If you believe in open-source cloud networking, then Arista Networks (NYSE:ANET) is the obvious choice to provide you with the tools and services to gain access to the cloud. With hundreds of companies scurrying to keep up with their competitors by taking advantage of the latest technological innovations, Arista has plenty of opportunities to win business, but it also faces competition from companies that want to defend their own proprietary solutions. Consolidation in the cloud industry has also started to increase, and smart acquisitions can open doors to further growth.

Coming into Thursday's second-quarter financial report, Arista shareholders wanted the company to keep grabbing up sales in a high-demand environment. Arista's numbers were stronger than most had expected, and the company's announced acquisition of Mojo Networks could add further to its growth trajectory in the months and years ahead.

Routing tables as depicted by Arista's CloudVision product.

Image source: Arista Networks.

The latest from Arista

Arista Networks' second-quarter results looked soli. Revenue jumped 28% to $519.8 million, which was slightly better than the consensus forecast for a 26% growth rate. Adjusted net income was up by nearly half to $155.7 million, and that produced adjusted earnings of $1.93 per share, topping what those following the stock had expected to see by $0.23 per share.

Arista got growth from both of its key divisions. On the services side, revenue was higher by 46%, as Arista did a good job of providing clients with the expertise and assistance they need to implement product-based solutions. Yet product revenue growth was also substantial, weighing in at 26% and providing the lion's share of top-line gains for Arista.

Of equal importance was the cost discipline that Arista has embraced recently. Research and development costs were substantially higher, but declines in overhead expenses helped restrain overall operating expense growth to just 18%, and that resulted in a 3-percentage-point boost to operating margin levels.

CEO Jayshree Ullal was quite happy with how the company did. "Arista is one of the fastest networking companies to achieve a $2 billion annual revenue rate," Ullal said, "driven by its industry leadership in software-defined networking." She noted the company's record profitability for the quarter as well as her view that top-line growth is sustainable.

The next stage for Arista Networks

In addition to its quarterly results, Arista said that it would acquire Mojo Networks. Mojo is a cloud-managed wireless networking specialist, having invented what's known as Cognitive Wi-Fi. Ullal believes that the move is a milestone for Arista, representing its first acquisition and having considerable significance to the overall vision of a "cognitive campus" for the company. Arista has also won recognition for its accomplishments, with Ullal named one of the world's best growth leader CEOs.

From a product standpoint, Arista keeps releasing new features that can enhance the value of its platforms. During the quarter, Arista introduced cognitive cloud networking to unleash the true power of the Internet of Things, and its multi-function platform for cloud networking takes advantage of new switch chip technology to make systems more flexible and handle a greater array of applications.
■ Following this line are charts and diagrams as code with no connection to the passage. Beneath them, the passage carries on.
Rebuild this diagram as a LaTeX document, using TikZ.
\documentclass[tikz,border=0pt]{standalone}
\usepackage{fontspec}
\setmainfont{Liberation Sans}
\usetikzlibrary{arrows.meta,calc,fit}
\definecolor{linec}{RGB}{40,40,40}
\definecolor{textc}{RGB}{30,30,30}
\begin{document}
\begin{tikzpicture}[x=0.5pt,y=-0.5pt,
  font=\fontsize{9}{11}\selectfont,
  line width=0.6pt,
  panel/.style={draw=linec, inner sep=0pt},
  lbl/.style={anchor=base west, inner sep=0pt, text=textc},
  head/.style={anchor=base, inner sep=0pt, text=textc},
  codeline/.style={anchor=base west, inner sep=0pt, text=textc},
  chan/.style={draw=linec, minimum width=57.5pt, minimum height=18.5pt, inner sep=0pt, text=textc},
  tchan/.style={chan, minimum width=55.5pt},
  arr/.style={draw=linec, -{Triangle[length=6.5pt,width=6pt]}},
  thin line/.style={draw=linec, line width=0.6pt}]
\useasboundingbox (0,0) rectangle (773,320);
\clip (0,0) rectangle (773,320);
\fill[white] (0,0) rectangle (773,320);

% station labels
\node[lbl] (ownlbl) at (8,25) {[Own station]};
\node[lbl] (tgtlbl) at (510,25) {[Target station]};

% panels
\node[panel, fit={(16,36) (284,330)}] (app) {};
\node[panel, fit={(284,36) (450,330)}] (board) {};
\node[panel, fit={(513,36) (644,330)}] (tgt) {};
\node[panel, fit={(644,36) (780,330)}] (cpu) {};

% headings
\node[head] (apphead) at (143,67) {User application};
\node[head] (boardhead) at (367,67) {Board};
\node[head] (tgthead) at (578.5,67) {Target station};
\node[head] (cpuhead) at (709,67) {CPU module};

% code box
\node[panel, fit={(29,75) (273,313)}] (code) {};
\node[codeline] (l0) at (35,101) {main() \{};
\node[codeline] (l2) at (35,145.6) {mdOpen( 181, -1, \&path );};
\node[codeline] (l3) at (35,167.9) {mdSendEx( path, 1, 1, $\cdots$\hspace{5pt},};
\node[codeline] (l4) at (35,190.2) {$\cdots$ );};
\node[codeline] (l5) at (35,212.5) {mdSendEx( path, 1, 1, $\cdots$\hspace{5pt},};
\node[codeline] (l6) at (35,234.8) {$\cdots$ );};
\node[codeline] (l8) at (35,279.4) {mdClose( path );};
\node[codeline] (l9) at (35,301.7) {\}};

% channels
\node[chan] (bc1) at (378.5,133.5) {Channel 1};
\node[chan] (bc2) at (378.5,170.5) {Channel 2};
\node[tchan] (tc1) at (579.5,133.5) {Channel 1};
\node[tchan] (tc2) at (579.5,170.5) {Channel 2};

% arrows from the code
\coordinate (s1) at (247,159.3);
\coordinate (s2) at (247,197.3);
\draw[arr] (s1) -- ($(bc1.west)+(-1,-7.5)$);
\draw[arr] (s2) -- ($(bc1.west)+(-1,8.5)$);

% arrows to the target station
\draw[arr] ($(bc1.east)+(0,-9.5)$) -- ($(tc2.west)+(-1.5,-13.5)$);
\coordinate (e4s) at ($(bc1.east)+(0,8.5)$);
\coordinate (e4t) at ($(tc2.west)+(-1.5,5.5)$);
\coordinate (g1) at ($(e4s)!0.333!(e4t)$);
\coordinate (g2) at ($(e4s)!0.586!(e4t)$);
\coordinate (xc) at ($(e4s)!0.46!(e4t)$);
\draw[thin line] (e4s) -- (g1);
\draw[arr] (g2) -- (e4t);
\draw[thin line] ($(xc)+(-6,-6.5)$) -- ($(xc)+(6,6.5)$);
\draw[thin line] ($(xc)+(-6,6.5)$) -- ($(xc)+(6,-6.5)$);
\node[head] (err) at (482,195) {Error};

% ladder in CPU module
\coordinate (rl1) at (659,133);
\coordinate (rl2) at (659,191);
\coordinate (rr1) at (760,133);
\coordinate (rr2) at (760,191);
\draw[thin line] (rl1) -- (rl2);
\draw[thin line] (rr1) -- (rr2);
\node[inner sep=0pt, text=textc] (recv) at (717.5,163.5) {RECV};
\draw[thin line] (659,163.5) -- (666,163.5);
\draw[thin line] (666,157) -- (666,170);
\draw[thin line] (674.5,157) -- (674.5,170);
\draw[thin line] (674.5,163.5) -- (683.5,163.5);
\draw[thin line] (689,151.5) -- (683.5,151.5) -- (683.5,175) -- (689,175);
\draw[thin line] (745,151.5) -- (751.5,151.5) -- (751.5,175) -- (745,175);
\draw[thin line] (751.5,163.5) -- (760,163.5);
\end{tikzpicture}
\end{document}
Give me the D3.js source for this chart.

Arista's guidance for the coming quarter was consistent with its recent growth trajectory. The networking company sees revenue of $540 million to $552 million for the period, with gross margin coming in between 63% and 65% and operating margin in a range of 32% to 34%. Those numbers would be solid compared to previous quarters, adding another expectation that Arista will maintain its ability to keep innovating.

Arista shareholders didn't seem all that impressed with the report, and the stock fell more than 1% in after-hours trading following the announcement. Yet with growth trends remaining in place, Arista's long-term prospects still look good, and efforts to maintain its leadership role in the industry and to provide an alternative to proprietary networking services look to pay off for the foreseeable future.